I am writing this post for a couple of reasons.

The first one is probably just to reassure myself once again that I am not actually downshifting, but on the contrary – I am applying everything that I have ever learned, I am progressing and moving forward not only in personal growth but also in terms of professional development.

The second one is even more emotional. There is a thing that was really bothering me – the phrase that I heard from somebody – “if you decided to be a stay-at-home mother in the end, why did you even bother to do an MBA?” And here I come to the second reason for writing this post – an external affirmation. Even though I claim that I do not care that much what other people say about me, even though I do insist that I have accepted my new identity (maybe… yeah, ok, still in the process), the lack of an external affirmation cannot be denied. But that is so not fair!

Being a stay-at-home mother in itself requires me to use all the skills and knowledge that I obtained both in my working life and in all my studies. Mediation? Try resolving a conflict over who get this or that toy! Negotiation skills? Try persuading the toddler to eat her soup! Operations management? Household! Corporate finance? Well, family finances in general, as well as investments and expenses are so far still pretty much on track with us. I will get back to MBA and its applicability to my life as a stay-at-home mother in more detail later on.

Yes, one can clean the house and buy groceries and pick up kids from school without having studied at one of the back then best European business schools. Yes, it is possible. Likewise, being a manager and even being a consultant is possible without an MBA. What I have learned in my professional career was that a lot of things are just a matter of common sense and a bit of an outside view on the problem. If you are smart, creative and able to learn you are able to reinvent the wheel yourself.

Here! Reason number one: you get an MBA and learn all those things like “lean operations”, “marketing mix”, “strategy execution”, “BATNA” and so on to be able to just do whatever you do without reinventing the wheel. In that way you just become more efficient. Also as a stay-at-home mother!

Reason number two: it was actually during my year-off to study an MBA that I actually took a first moment to think about myself, my values, my priorities. Maybe back then, during that year I still did not decide what I want, but I for sure did decide what I do not want. I now, more than ever before, have a choice.
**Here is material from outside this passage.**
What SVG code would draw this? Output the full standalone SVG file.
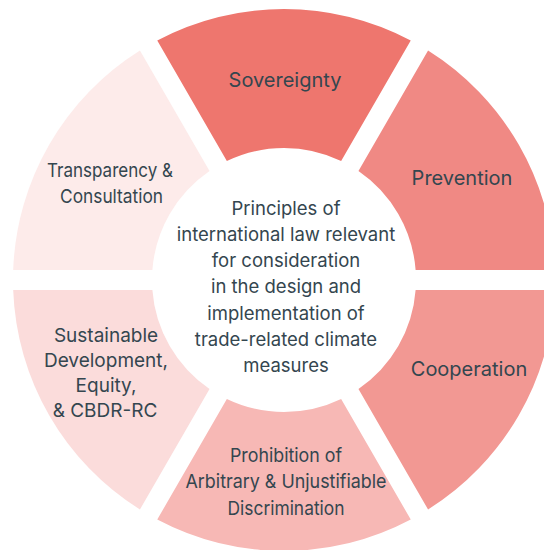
<svg xmlns="http://www.w3.org/2000/svg" width="544" height="550" viewBox="0 0 544 550">
<style>
.lbl{font-family:Inter,"Open Sans","Liberation Sans",sans-serif;font-size:19px;fill:#34464f;text-anchor:middle}
.big{font-size:20px}
.ctr{font-size:18.5px}
</style>
<rect width="544" height="550" fill="#ffffff"/>
<g id="sovereignty">
<path d="M157.25,40.47 A271,271 0 0 1 410.75,40.47 L341.15,161.01 A132,132 0 0 0 226.85,161.01 Z" fill="#EE766E"/>
<text class="lbl big" x="285" y="87">Sovereignty</text>
</g>
<g id="prevention">
<path d="M428.07,50.47 A271,271 0 0 1 554.82,270 L415.62,270 A132,132 0 0 0 358.47,171.01 Z" fill="#F08984"/>
<text class="lbl big" x="462" y="185">Prevention</text>
</g>
<g id="cooperation">
<path d="M554.82,290 A271,271 0 0 1 428.07,509.53 L358.47,388.99 A132,132 0 0 0 415.62,290 Z" fill="#F29893"/>
<text class="lbl big" x="469" y="376">Cooperation</text>
</g>
<g id="prohibition">
<path d="M410.75,519.53 A271,271 0 0 1 157.25,519.53 L226.85,398.99 A132,132 0 0 0 341.15,398.99 Z" fill="#F7B8B5"/>
<text class="lbl" x="286" y="462" textLength="112" lengthAdjust="spacingAndGlyphs">Prohibition of</text>
<text class="lbl" x="286" y="488" textLength="201" lengthAdjust="spacingAndGlyphs">Arbitrary &amp; Unjustifiable</text>
<text class="lbl" x="286" y="515" textLength="117" lengthAdjust="spacingAndGlyphs">Discrimination</text>
</g>
<g id="sustainable">
<path d="M139.93,509.53 A271,271 0 0 1 13.18,290 L152.38,290 A132,132 0 0 0 209.53,388.99 Z" fill="#FBDCDB"/>
<text class="lbl" x="106" y="342">Sustainable</text>
<text class="lbl" x="106" y="367">Development,</text>
<text class="lbl" x="106" y="392">Equity,</text>
<text class="lbl" x="105" y="417">&amp; CBDR-RC</text>
</g>
<g id="transparency">
<path d="M13.18,270 A271,271 0 0 1 139.93,50.47 L209.53,171.01 A132,132 0 0 0 152.38,270 Z" fill="#FDEBEA"/>
<text class="lbl" x="110" y="177" textLength="126" lengthAdjust="spacingAndGlyphs">Transparency &amp;</text>
<text class="lbl" x="111.5" y="203" textLength="103" lengthAdjust="spacingAndGlyphs">Consultation</text>
</g>
<g id="center">
<text class="lbl ctr" x="286" y="215">Principles of</text>
<text class="lbl ctr" x="286" y="241">international law relevant</text>
<text class="lbl ctr" x="286" y="267">for consideration</text>
<text class="lbl ctr" x="286" y="293">in the design and</text>
<text class="lbl ctr" x="286" y="320">implementation of</text>
<text class="lbl ctr" x="286" y="346">trade-related climate</text>
<text class="lbl ctr" x="286" y="372">measures</text>
</g>
<g id="connectors"/>
</svg>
As a final note, Tim Ferris had a great phrase in his book on 4-hour workweek: “It’s not giving up to put your current path on the indefinite pause“. It is not if you did an MBA that you now have to go and kill yourself working for a large consultancy firm (unless that’s what you really want); and if you decided to stop whatever you are doing and change a course, it is your choice. Your life. You don’t owe anything to anybody in this respect. And if you really truly want to go back, you will. And that will also be your and only your choice.